CCSS Are Based on Shaky Assumptions
- Assumes — without proof– that Common Core State Standards (CCSS) are the best standards.
- Assumes national standards are the route to superior academic and economic performance.
- No linkage has been found between national standards and economic development in other nations.
CCSS Are the Opposite of Local Control
- Public schools have long been guided by principle that those closest to a problem are able to make the best decisions. But under CCSS, more control moves to Washington.
- Local control encourages civic involvement and ensures good educational outcomes.
- “Top down” standards and testing ensure less local involvement.
- CCSS requires states to adopt at 85 percent of the standards. There can be no variation.
- In doing so, local communities surrender the ability to make key decisions about education
CCSS Are Not Rigorous
- Academic experts contend CCSS are not uniformly rigorous or internationally benchmarked.
- Goal of “college readiness” defined as “prepared to enter nonselective community colleges.”
- English language arts standards de-emphasize classic literature in favor of “informational texts.”
- Algebra I’s placement in Grade 9 ensures most students will not have calculus in high school.
- Stanford Professor James Milgram: Math standards will put students two years behind the nations with which we compete.
CCSS Were Not Developed by the States
- CCSS developed not by local officials but by two professional trade associations.
- Work to write the standards was financed largely by private foundations.
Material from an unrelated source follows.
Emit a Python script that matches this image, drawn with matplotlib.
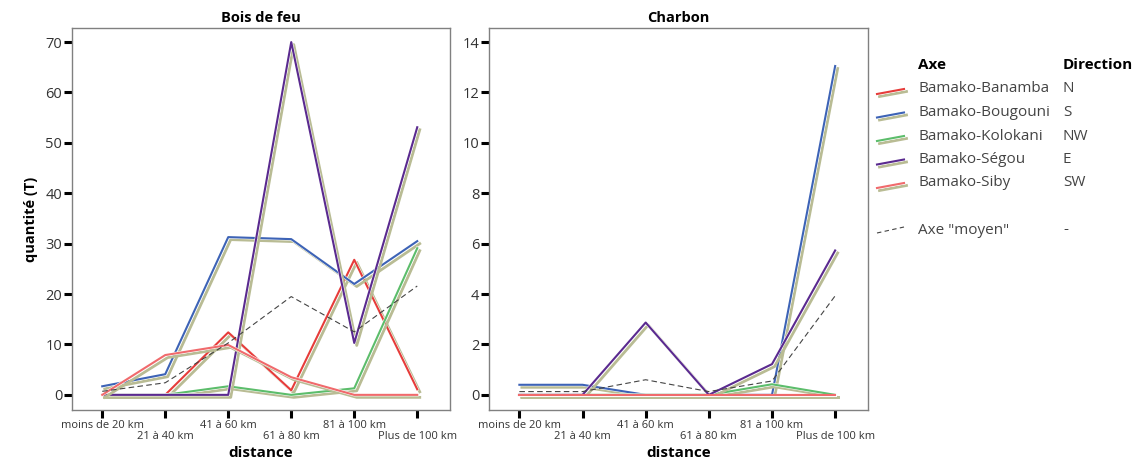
import numpy as np
import matplotlib.pyplot as plt
import matplotlib.patheffects as pe
from matplotlib.lines import Line2D

plt.rcParams['font.family'] = ['Open Sans', 'DejaVu Sans']

distances = ['moins de 20 km', '21 à 40 km', '41 à 60 km', '61 à 80 km', '81 à 100 km', 'Plus de 100 km']
axes_names = ['Bamako-Banamba', 'Bamako-Bougouni', 'Bamako-Kolokani', 'Bamako-Ségou', 'Bamako-Siby']
directions = ['N', 'S', 'NW', 'E', 'SW']
colors = ['#e63c3a', '#3d63b6', '#5cbd6b', '#5a2a8f', '#f06a6c']

# Bois de feu (T)
bois_banamba = [0, 0, 12.4, 0.9, 26.8, 1.1]
bois_bougouni = [1.7, 4.1, 31.3, 30.9, 22.0, 30.5]
bois_kolokani = [0, 0, 1.7, 0, 1.3, 29.1]
bois_segou = [0, 0, 0, 70.0, 10.3, 53.1]
bois_siby = [0, 7.9, 9.9, 3.5, 0, 0]
bois_moyen = [0.7, 2.4, 10.3, 19.5, 12.5, 21.6]

# Charbon (T)
charb_banamba = [0, 0, 0, 0, 0, 0]
charb_bougouni = [0.4, 0.4, 0, 0, 0, 13.05]
charb_kolokani = [0, 0, 0, 0, 0.42, 0]
charb_segou = [0, 0, 2.87, 0, 1.22, 5.73]
charb_siby = [0, 0, 0, 0, 0, 0]
charb_moyen = [0.13, 0.13, 0.6, 0.13, 0.55, 3.93]

panels = [
    ('Bois de feu', [bois_banamba, bois_bougouni, bois_kolokani, bois_segou, bois_siby], bois_moyen,
     (-3.0, 72.8), np.arange(0, 71, 10)),
    ('Charbon', [charb_banamba, charb_bougouni, charb_kolokani, charb_segou, charb_siby], charb_moyen,
     (-0.6, 14.56), np.arange(0, 15, 2)),
]

shadow = '#b9bc94'
effects = [pe.SimpleLineShadow(offset=(1.8, -1.8), shadow_color=shadow, alpha=1, linewidth=2.0),
           pe.Stroke(linewidth=2.2, foreground='white'), pe.Normal()]

fig = plt.figure(figsize=(11.48, 4.70), dpi=100)
positions = [[0.0627, 0.1277, 0.3293, 0.8128], [0.4260, 0.1277, 0.3301, 0.8128]]

x = np.arange(len(distances))
tick_labels = [d if i % 2 == 0 else '\n' + d for i, d in enumerate(distances)]

for pos, (title, series, moyen, ylim, yticks) in zip(positions, panels):
    ax = fig.add_axes(pos)
    for vals, c in zip(series, colors):
        ax.plot(x, vals, color=c, lw=1.5, path_effects=effects)
    ax.plot(x, moyen, color='#444444', lw=0.8, ls=(0, (5, 3)))
    ax.set_xlim(-0.48, 5.52)
    ax.set_ylim(*ylim)
    ax.set_yticks(yticks)
    ax.set_xticks(x)
    ax.set_xticklabels(tick_labels, fontsize=8, color='#333333', linespacing=1.05)
    ax.tick_params(axis='both', length=6, width=2.2, color='black', labelcolor='#333333', pad=1)
    ax.tick_params(axis='y', labelsize=10.5)
    for s in ax.spines.values():
        s.set_color('#808080')
        s.set_linewidth(1)
    ax.set_title(title, fontsize=10.5, fontweight='bold', pad=4)
    ax.set_xlabel('distance', fontsize=11, fontweight='bold', labelpad=3)
    if title == 'Bois de feu':
        ax.set_ylabel('quantité (T)', fontsize=10.5, fontweight='bold', labelpad=5)

# legend
lax = fig.add_axes([0, 0, 1, 1], facecolor='none')
lax.set_xlim(0, 1148)
lax.set_ylim(470, 0)
lax.axis('off')
fs = 11
lax.text(918, 65, 'Axe', fontsize=fs, fontweight='bold', va='center')
lax.text(1063, 65, 'Direction', fontsize=fs, fontweight='bold', va='center')
for i, (name, d, c) in enumerate(zip(axes_names, directions, colors)):
    yy = 89 + i * 23.5
    lax.add_line(Line2D([877, 904], [yy + 5, yy], color=c, lw=1.5, path_effects=effects))
    lax.text(918, yy, name, fontsize=fs, color='#444444', va='center')
    lax.text(1063, yy, d, fontsize=fs, color='#444444', va='center')
yy = 230
lax.add_line(Line2D([877, 904], [yy + 3, yy - 3], color='#444444', lw=0.8, ls=(0, (4, 3))))
lax.text(918, yy, 'Axe "moyen"', fontsize=fs, color='#444444', va='center')
lax.text(1063, yy, '-', fontsize=fs, color='#444444', va='center')

fig.savefig('out.png', dpi=100)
- CCSS is a massive overhaul of public education. Yet there was no public vetting of standards. Journalists were refused records of meetings, were told that CCSS committees were not subject to public records law.
CCSS Change Governance of Education
- Standards are owned and copyrighted by nongovernmental organizations (i.e., National
Governors Association and Council of Chief State School Officers).
- Entities who own the standards are not accountable to parents or students; that leads to diminished
parental and state rights.
- National study estimates CCSS implementation over7 years will cost $16 billion.
- The Pioneer Institute estimates North Carolina will spend approximately $525 million to
implement CCSS over the same time period.
- Who pays? Up to now, Race to the Top funds have been used for CCSS. Grant expires in 2014. No additional federal money has been allocated by the state or local school districts.